Echoing (heh) a bunch of comments in here:
1 - There’s no one personal preference that will work for everyone. Anecdote I like to share from years ago when we started hearing people ask for quiet space: we shared this feedback with our community and the leading feedback we got was “please don’t turn Indy Hall into a library - there are lots of places I can get quiet, I specifically come here for the buzzy energy and sound.”
Lesson: You don’t have to be everything to everyone. Focus on finding people who want the same thing you do, and support them. You’ll always find people who want a different version. That’s fine.
2 - phone calls and conversations are very different kinds of sound. conversations are easier to tune out because they flow naturally, vs phone calls with tend to be louder (people have louder phone talking voices than in person, or just become unaware of their voice when they are on the phone). phone calls also mean you’re only hearing one side of a conversation, which is VERY distracting due to being intermittent and your brain subconsciously trying to fill in the convo.
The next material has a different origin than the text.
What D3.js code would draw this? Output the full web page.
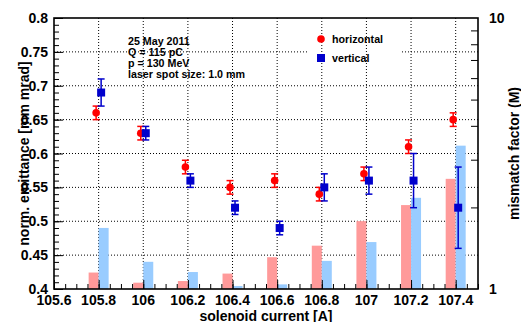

It’s great to overhear a conversation and possibly jump in. That’s not the case with phone calls.
We encourage phone calls to happen in meeting/phone rooms, and not at desks. Conversations are okay, but extended conversations are better taken to a common space instead of talking across another person.
Lesson: avoid talking across people, or forcing others to listen into your phone conversations.
3 - zones and common areas are your friend. this is way harder to do in smaller spaces, but it’s very possible. make it easy for people to have conversations in common areas, and encourage them to use them as such. create smaller, cozy areas as far away as possible from those noisy areas for when people need a break.
Lesson: design your space to allow for people to choose noisier areas vs quieter areas. When space is limited, focus on creating common areas where sound is more likely to be concentrated (even if it’s not contained).
4 - expectations matter, and everyone was socialized to different versions of what is “normal.” it’s a mistake to believe that people will just automatically understand how to interact around others. part of tours and onboarding is setting explicit examples of what’s okay and what isn’t in terms of sound, and letting people know how to be good citizens of the space. don’t be afraid to re-up this often, it’s easy for people to forget.
Lesson: this ties back to my first point, but in a different way. Bottom line is that YOU get to define what’s normal, and calibrate based on the people in the room. All the more reason to have a community of people involved from the very beginning - you can shake out all of these questions and expectations with them, and *their *preferences, rather than the preferences of people on the internet who are probably never going to work at your space
The #1 mistake in community building is doing it by yourself.
Better Coworkers: http://indyhall.org
Weekly Coworking Tips: http://coworkingweekly.com
My Audiobook: https://theindyhallway.com/ten
Thanks for the tip on sound masking - I’m checking that company and others for something like that.
I think that in larger spaces having a nice sales-y background buzz is good, but would that working in smaller settings? My space is built up of rooms that are only 19’x22’, 12’x13’, and 9’x13’.
For my space, I think acoustic treatment and sound masking could to support a healthy buzz.